In 2013, the composite materials market grew by 1.7 percent to reach $7 billion in value and 4.7 billion pounds in terms of annual shipment. The U.S. gross domestic product (GDP) grew by 2.4 percent in 2013, which will help the U.S. composites market restore confidence again amongst composites part fabricators.

In 2014, the key economic indicators and market dynamics suggest a growth of 5.8 percent. Demand in the U.S. composites market is expected to reach $10.3 billion by 2019, at a compound annual growth rate (CAGR) of 6.6 percent. Strong recovery in the transportation, aerospace and construction sectors is expected to drive this trend through 2019 and beyond as shown in Figure 1.


The US Composite Materials Growth Opportunities By Industry

Figure 1: The U.S. Composite Materials Growth Opportunities by Industry (Source: Lucintel)


Now let’s take a closer look at some industry segments and innovations on the horizon.


Auto sales were projected to reach 15.6 million vehicles in 2013, from 14.7 million vehicles in 2012. Growth in automotive demand is mainly driven by low interest rates, increasing consumer confidence and the increasing trend of replacing older cars. Composite materials are used in interior headliners, underbody systems, bumper beams and instrumental panels.
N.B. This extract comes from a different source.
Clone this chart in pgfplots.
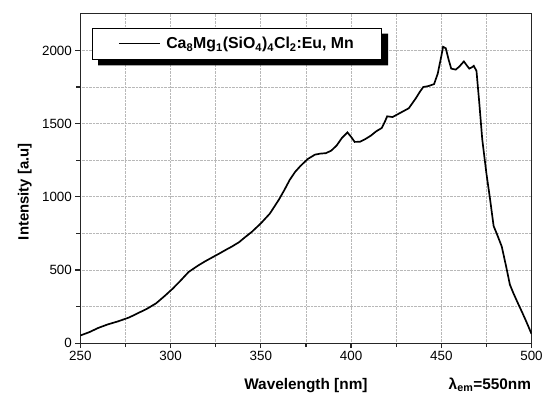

The demand for composites in the U.S. automotive market grew by 8.8 percent in 2013. Increase in the use of composite materials in racing and high-performance vehicle components, such as chassis, hoods, wheels and roofs, is one of the driving factors for the increase in composites penetration in the automotive industry.

The Obama Administration’s Corporate Average Fuel Efficiency (CAFE) standards of 36.6 mpg by 2017 and 54.5 mpg by 2025 are likely to provide impetus to the usage of lightweight materials such as composites. To meet the CAFE standards, major OEMs have optimistic plans of reducing gross vehicle weight drastically in their future models. For instance, Daimler had set a target to reduce the gross vehicle weight by 10 percent in all of its new models by 2013. Similarly, GM and Ford set targets of weight reductions of 15 percent by 2016 and 250 to 750 pounds by 2020, respectively.